Una reina de película
ARTÍCULOS DE OCASIÓN
Sorprende a menudo que las ficciones españolas tengan tal obsesión por la peripecia de reinas como Isabel la Católica y Juana la Loca. Asimiladas por la cultura popular, se terminaron por convertir en iconos patrios, sin demasiado rigor histórico. Al mismo tiempo, las vicisitudes de la reina Isabel II, mucho más cercana a nuestro tiempo histórico y sobre todo mucho más relevante a la hora de entender nuestros problemas actuales, ha carecido de representación. De espaldas a ella, hemos borrado de nuestra biografía aquel país convulso del siglo XIX que tanta trascendencia tuvo. Es cierto que un pintor como Goya había permitido que visualizáramos a los Borbones que precedieron a Isabel gracias a sus retratos ácidos. No contaríamos con un pintor de tal calidad durante los años siguientes y, cuando renaciera el arte, lo haría para inmortalizar tareas más cotidianas y personajes más de la vida civil. Era una primera muestra de que la aristocracia y la política provocaban un cansancio y un hastío notables. Sin embargo, es chocante que Isabel II no protagonice nuestras ficciones históricas de hoy, apenas con apariciones ocasionales, pues en su reinado se sucedieron las intrigas, los vaivenes, el nacimiento del caudillismo, la degradación de la economía, el ímpetu político de la Iglesia católica, la corrupción desatada, el misticismo fraudulento, la pérdida de la moral pública y la eclosión del parlamentarismo inoperante. Es decir, los problemas mayores que padecimos después se dieron cita en ese tiempo incierto.
Sobre Isabel II hay publicada una biografía magistral, redactada por Isabel Burdiel, pero uno echa de menos que la figura se haya infiltrado por nuestras ficciones.
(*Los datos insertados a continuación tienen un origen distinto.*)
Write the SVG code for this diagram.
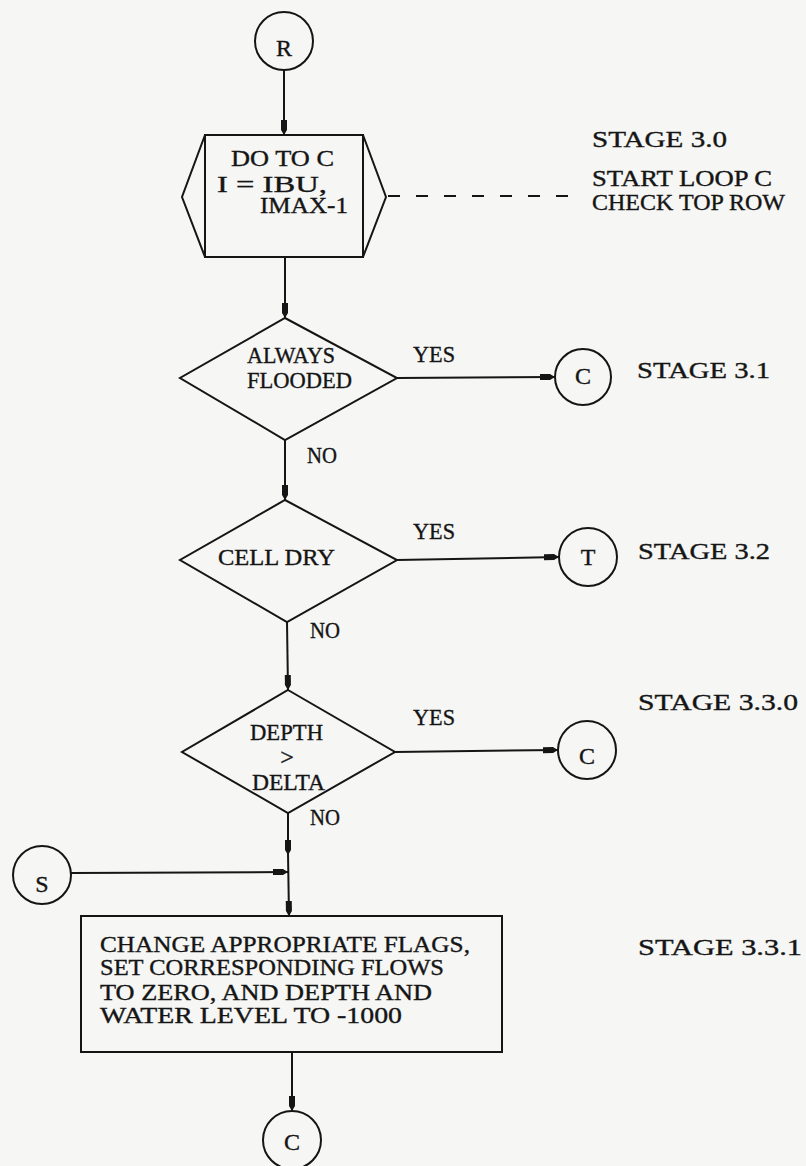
<svg xmlns="http://www.w3.org/2000/svg" width="806" height="1166" viewBox="0 0 806 1166">
<style>
.s{fill:none;stroke:#151515;stroke-width:2}
.n{fill:#f6f6f4;stroke:#151515;stroke-width:2}
.t{font-family:"Liberation Serif","DejaVu Serif",serif;font-size:23px;fill:#151515;stroke:#151515;stroke-width:0.35}
.c{font-family:"Liberation Serif","DejaVu Serif",serif;font-size:24px;fill:#151515;stroke:#151515;stroke-width:0.35;text-anchor:middle}
.d{fill:none;stroke:#151515;stroke-width:2;stroke-dasharray:12,16}
</style>
<defs>
<marker id="ah" markerUnits="userSpaceOnUse" markerWidth="16" markerHeight="9" refX="15" refY="4.5" orient="auto">
<path d="M0,1.5 L10,1.5 L15,4.5 L10,7.5 L0,7.5 z" fill="#151515"/>
</marker>
</defs>
<rect width="806" height="1166" fill="#f6f6f4"/>
<g id="connectors">
<line class="s" x1="284" y1="70" x2="284" y2="135" marker-end="url(#ah)"/>
<line class="s" x1="285" y1="257" x2="285" y2="318" marker-end="url(#ah)"/>
<line class="d" x1="388" y1="196" x2="572" y2="196"/>
<line class="s" x1="397" y1="378" x2="555" y2="377" marker-end="url(#ah)"/>
<line class="s" x1="285" y1="440" x2="285" y2="500" marker-end="url(#ah)"/>
<line class="s" x1="397" y1="560" x2="559" y2="557" marker-end="url(#ah)"/>
<line class="s" x1="287" y1="622" x2="288" y2="690" marker-end="url(#ah)"/>
<line class="s" x1="395" y1="752" x2="558" y2="750" marker-end="url(#ah)"/>
<line class="s" x1="288" y1="813" x2="288" y2="855" marker-end="url(#ah)"/>
<line class="s" x1="288" y1="853" x2="289" y2="916" marker-end="url(#ah)"/>
<line class="s" x1="71" y1="873" x2="288" y2="872" marker-end="url(#ah)"/>
<line class="s" x1="292" y1="1052" x2="292" y2="1111" marker-end="url(#ah)"/>
</g>
<g id="R">
<circle class="n" cx="284" cy="41" r="29"/>
<text class="c" x="284" y="56">R</text>
</g>
<g id="loop">
<rect class="n" x="205" y="135" width="158" height="122"/>
<polyline class="s" points="205,135 182,197 205,257"/>
<polyline class="s" points="363,135 386,197 363,257"/>
<text class="t" x="231" y="166" textLength="103" lengthAdjust="spacingAndGlyphs">DO TO C</text>
<text class="t" x="217" y="192" textLength="110" lengthAdjust="spacingAndGlyphs">I = IBU,</text>
<text class="t" x="260" y="213" textLength="88" lengthAdjust="spacingAndGlyphs">IMAX-1</text>
</g>
<g id="stage30">
<text class="t" x="592" y="147" textLength="135" lengthAdjust="spacingAndGlyphs">STAGE 3.0</text>
<text class="t" x="592" y="186" textLength="180" lengthAdjust="spacingAndGlyphs">START LOOP C</text>
<text class="t" x="592" y="210" textLength="193" lengthAdjust="spacingAndGlyphs">CHECK TOP ROW</text>
</g>
<g id="d1">
<polygon class="n" points="285,318 397,378 285,440 180,378"/>
<text class="t" x="247" y="363" textLength="88" lengthAdjust="spacingAndGlyphs">ALWAYS</text>
<text class="t" x="247" y="388" textLength="105" lengthAdjust="spacingAndGlyphs">FLOODED</text>
<text class="t" x="413" y="362" textLength="42" lengthAdjust="spacingAndGlyphs">YES</text>
<text class="t" x="307" y="463" textLength="30" lengthAdjust="spacingAndGlyphs">NO</text>
</g>
<g id="c1">
<circle class="n" cx="583" cy="377" r="28"/>
<text class="c" x="583" y="384">C</text>
<text class="t" x="637" y="378" textLength="133" lengthAdjust="spacingAndGlyphs">STAGE 3.1</text>
</g>
<g id="d2">
<polygon class="n" points="285,500 397,560 287,622 180,560"/>
<text class="t" x="218" y="565" textLength="117" lengthAdjust="spacingAndGlyphs">CELL DRY</text>
<text class="t" x="413" y="539" textLength="42" lengthAdjust="spacingAndGlyphs">YES</text>
<text class="t" x="310" y="638" textLength="30" lengthAdjust="spacingAndGlyphs">NO</text>
</g>
<g id="t1">
<circle class="n" cx="588" cy="557" r="29"/>
<text class="c" x="588" y="565">T</text>
<text class="t" x="638" y="559" textLength="132" lengthAdjust="spacingAndGlyphs">STAGE 3.2</text>
</g>
<g id="d3">
<polygon class="n" points="288,690 395,752 288,813 182,752"/>
<text class="t" x="250" y="740" textLength="73" lengthAdjust="spacingAndGlyphs">DEPTH</text>
<text class="c" x="287" y="765">&gt;</text>
<text class="t" x="252" y="790" textLength="73" lengthAdjust="spacingAndGlyphs">DELTA</text>
<text class="t" x="413" y="725" textLength="42" lengthAdjust="spacingAndGlyphs">YES</text>
<text class="t" x="310" y="825" textLength="30" lengthAdjust="spacingAndGlyphs">NO</text>
</g>
<g id="c2">
<circle class="n" cx="587" cy="750" r="29"/>
<text class="c" x="587" y="764">C</text>
<text class="t" x="638" y="710" textLength="160" lengthAdjust="spacingAndGlyphs">STAGE 3.3.0</text>
</g>
<g id="S">
<circle class="n" cx="42" cy="875" r="29"/>
<text class="c" x="42" y="892">S</text>
</g>
<g id="box">
<rect class="n" x="81" y="916" width="421" height="136"/>
<text class="t" x="100" y="952" textLength="370" lengthAdjust="spacingAndGlyphs">CHANGE APPROPRIATE FLAGS,</text>
<text class="t" x="100" y="975" textLength="344" lengthAdjust="spacingAndGlyphs">SET CORRESPONDING FLOWS</text>
<text class="t" x="100" y="1000" textLength="332" lengthAdjust="spacingAndGlyphs">TO ZERO, AND DEPTH AND</text>
<text class="t" x="100" y="1023" textLength="302" lengthAdjust="spacingAndGlyphs">WATER LEVEL TO -1000</text>
<text class="t" x="638" y="955" textLength="164" lengthAdjust="spacingAndGlyphs">STAGE 3.3.1</text>
</g>
<g id="c3">
<circle class="n" cx="292" cy="1140" r="29"/>
<text class="c" x="292" y="1150">C</text>
</g>
</svg>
El propio Galdós fue a hacerle una entrevista ya exiliada en Francia, cuando ni su propio heredero coronado, Alfonso XII, encontraba el sentido de hacerla volver. Tampoco Isabel había permitido a su propia madre y anterior regente regresar a España para así calmar el odio que los ciudadanos le tenían y que de alguna manera manchaba toda la institución monárquica. Cualquier paralelismo con el tiempo que vivimos resultaría algo irónico. Para los que hemos crecido en Madrid, el siglo XIX no resulta un enclave lejano. Cada día paseamos por calles que toman su nombre de personajes relevantes de aquellos días. O’Donnell, Serrano, Prim, Narváez, Moyano, Ríos Rosas, Bravo Murillo, María Cristina son las avenidas y los paseos en que crecimos, aunque apenas sepamos situarlos como figuras insignes. Esto pasa mucho, que las personas que merecen una calle acaban por convertirse en simplemente calles. Es algo que podríamos considerar una maldición irónica de la historia.
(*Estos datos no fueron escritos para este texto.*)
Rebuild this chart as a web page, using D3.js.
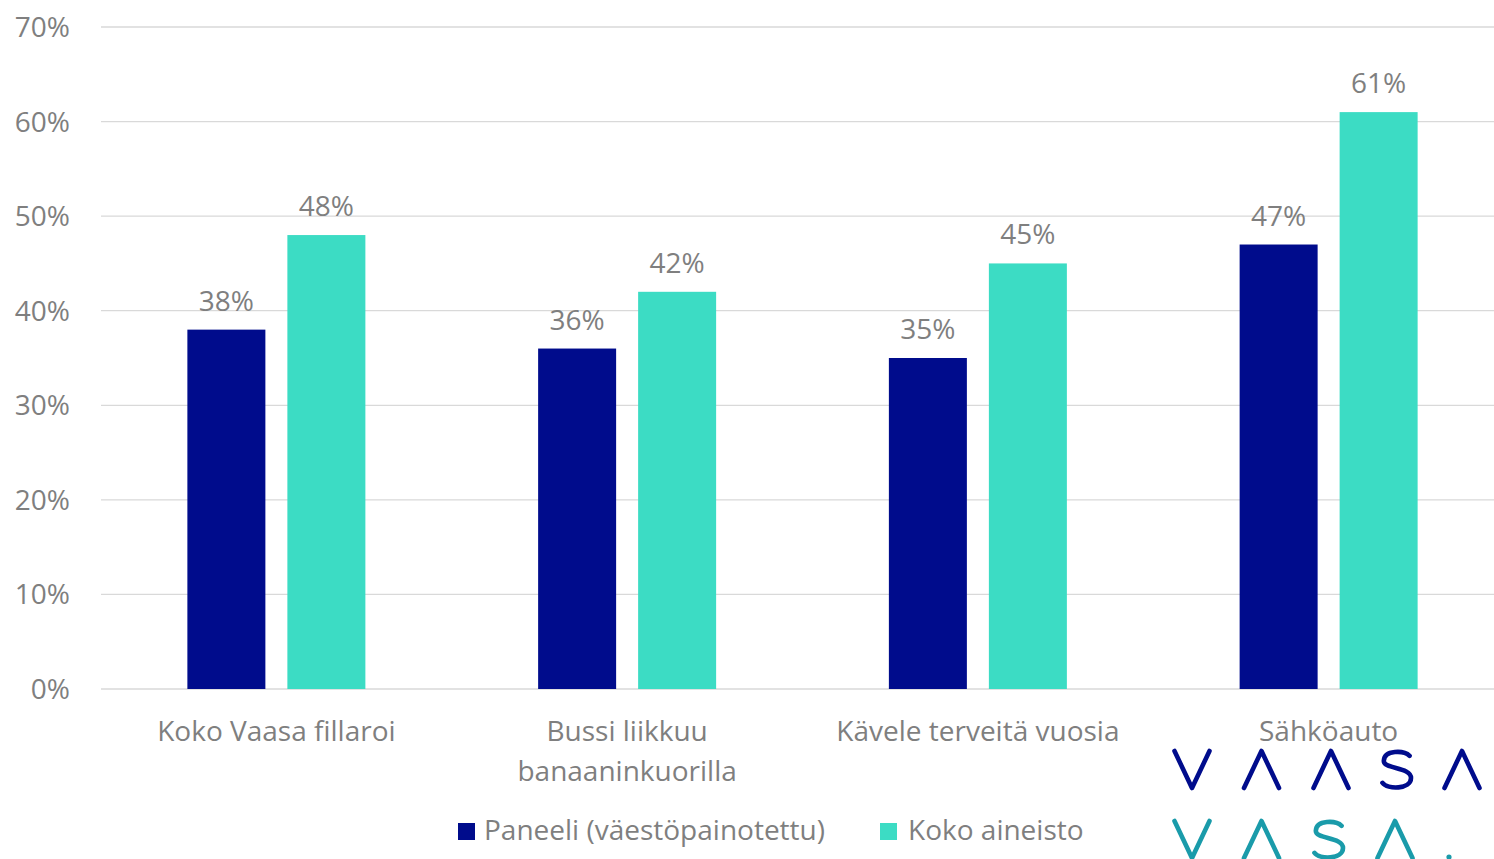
<!DOCTYPE html>
<html><head><meta charset="utf-8">
<script src="https://cdn.jsdelivr.net/npm/d3@7"></script>
<style>
html,body{margin:0;padding:0;background:#fff;overflow:hidden;}
svg{display:block;font-family:"Open Sans",sans-serif;}
</style></head>
<body>
<svg id="chart" width="1494" height="859"></svg>
<script>
const categories = [["Koko Vaasa fillaroi"], ["Bussi liikkuu", "banaaninkuorilla"], ["Kävele terveitä vuosia"], ["Sähköauto"]];
const seriesNames = ["Paneeli (väestöpainotettu)", "Koko aineisto"];
const panel = [38, 36, 35, 47];
const koko = [48, 42, 45, 61];
const yTicks = [0, 10, 20, 30, 40, 50, 60, 70];
const colors = ["#000C8C", "#3CDCC4"];
const logoRow1 = ["V", "Λ", "Λ", "S", "Λ"];
const logoRow2 = ["V", "Λ", "S", "Λ", "."];

(function () {
const svg = d3.select("#chart");
const grey = "#7f7f7f";
const fs = "28px";
const mLeft = 101, mRight = 1504, gridRight = 1494, mTop = 27, mBottom = 689;

const x0 = d3.scaleBand().domain(d3.range(categories.length)).range([mLeft, mRight]).paddingInner(0).paddingOuter(0);
const y = d3.scaleLinear().domain([0, 70]).range([mBottom, mTop]);

svg.append("g").selectAll("line").data(yTicks).join("line")
  .attr("x1", mLeft).attr("x2", gridRight)
  .attr("y1", d => y(d)).attr("y2", d => y(d))
  .attr("stroke", "#d9d9d9").attr("stroke-width", 1.3);

svg.append("g").selectAll("text").data(yTicks).join("text")
  .attr("x", 70).attr("y", d => y(d) + 10)
  .attr("text-anchor", "end").attr("fill", grey)
  .style("font-size", fs).text(d => d + "%");

const x1 = d3.scaleBand().domain([0, 1]).range([-89, 89]).paddingInner(0.22).paddingOuter(0);
const series = [panel, koko];
series.forEach((vals, si) => {
  const g = svg.append("g");
  g.selectAll("rect").data(vals).join("rect")
    .attr("x", (d, i) => x0(i) + x0.bandwidth() / 2 + x1(si))
    .attr("width", x1.bandwidth())
    .attr("y", d => y(d)).attr("height", d => mBottom - y(d))
    .attr("fill", colors[si]);
  g.selectAll("text").data(vals).join("text")
    .attr("x", (d, i) => x0(i) + x0.bandwidth() / 2 + x1(si) + x1.bandwidth() / 2)
    .attr("y", d => y(d) - 19)
    .attr("text-anchor", "middle").attr("fill", grey)
    .style("font-size", fs).text(d => d + "%");
});

const cat = svg.append("g").selectAll("text").data(categories).join("text")
  .attr("x", (d, i) => x0(i) + x0.bandwidth() / 2)
  .attr("y", 741).attr("text-anchor", "middle").attr("fill", grey)
  .style("font-size", fs);
cat.each(function(d) {
  const t = d3.select(this);
  d.forEach((line, li) => {
    t.append("tspan").attr("x", t.attr("x")).attr("dy", li === 0 ? 0 : 40).text(line);
  });
});

const leg = [{x: 458, tx: 484}, {x: 880, tx: 908}];
seriesNames.forEach((n, i) => {
  svg.append("rect").attr("x", leg[i].x).attr("y", 823).attr("width", 17).attr("height", 17).attr("fill", colors[i]);
  svg.append("text").attr("x", leg[i].tx).attr("y", 840).attr("fill", grey).style("font-size", fs).text(n);
});

// logo (drawn as strokes)
const logo = svg.append("g");
function drawLetter(ch, cx, ytop, h, col) {
  const w = 35;
  let dStr = null;
  if (ch === "V") {
    dStr = d3.line()([[cx - w/2, ytop], [cx, ytop + h], [cx + w/2, ytop]]);
  } else if (ch === "Λ") {
    dStr = d3.line()([[cx - w/2, ytop + h], [cx, ytop], [cx + w/2, ytop + h]]);
  } else if (ch === "S") {
    const sw = 28, x = cx - sw / 2, p = d3.path();
    p.moveTo(x + sw * 0.95, y0(ytop, h, 0.13));
    p.bezierCurveTo(x + sw * 0.75, ytop - h * 0.02, x + sw * 0.05, ytop - h * 0.04, x + sw * 0.03, ytop + h * 0.26);
    p.bezierCurveTo(x + sw * 0.0, ytop + h * 0.5, x + sw * 1.0, ytop + h * 0.42, x + sw * 1.0, ytop + h * 0.73);
    p.bezierCurveTo(x + sw * 1.0, ytop + h * 1.04, x + sw * 0.15, ytop + h * 1.05, x - sw * 0.02, ytop + h * 0.86);
    dStr = p.toString();
  }
  if (dStr) {
    logo.append("path").attr("d", dStr).attr("fill", "none")
      .attr("stroke", col).attr("stroke-width", 4.6).attr("stroke-linecap", "round").attr("stroke-linejoin", "round");
  } else {
    logo.append("circle").attr("cx", cx).attr("cy", ytop + h - 1).attr("r", 2.6).attr("fill", col);
  }
}
function y0(t, h, f) { return t + h * f; }
const r1x = [1192, 1261.5, 1331, 1397, 1462];
logoRow1.forEach((c, i) => drawLetter(c, r1x[i], 751, 37, "#000C8C"));
const r2x = [1192, 1261.5, 1329, 1395, 1449];
logoRow2.forEach((c, i) => drawLetter(c, r2x[i], 821, 37, "#1A9BAA"));
})();
</script>
</body></html>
Recuerdo de bien joven enfrascarme en el relato de la Primera República escrito por Martínez de la Rosa. Era un tiempo apasionante donde todas las contradicciones españolas se daban cita. Incluido el flagrante error de ir a buscar una dinastía nueva para plantear una monarquía nueva. Nada de lo que sucedió arregló los graves problemas del país, que heredamos multiplicados en el siglo siguiente y provocaron el gran drama anunciado durante décadas: la Guerra Civil. Por todo ello esa niña hecha reina con trece años, manejada por su madre, luego por los próceres militares, más tarde por confesores desalmados que la rescataban por días de sus languideces sexuales, todo ello en un revoltijo de intereses cruzados, se alza como un personaje que deberíamos rescatar. Su vivencia es una película algo deprimente, pero llena de todos los elementos de un buen espectáculo. Sorprende por eso más que hoy nadie ponga en pie esas aparatosas reconstrucciones históricas donde las pasiones se entrecruzan con episodios nacionales memorables. Quizá, a doscientos años vista, no caigamos en la cuenta de lo cerca que estamos, pese a que el futuro apunta hacia una reina de cariz opuesto, culta, sensible y con otra personalidad bien distinta de la zopenca y caprichosa Isabel, destruida como un juguete roto, porque ya fue concebida in extremis por uno de los monarcas más cancerígenos que ha padecido nuestro país, su padre, Fernando VII. Es curioso que la historia de España, incluso para esos patriotas ridículos que tratan de obtener beneficio personal a costa del cariño que todos tenemos por nuestro paisaje, sea tan incómoda cuando se hace cercana y tan práctica para sus intereses cuanto más lejana es y menos rigurosa su fabricación icónica.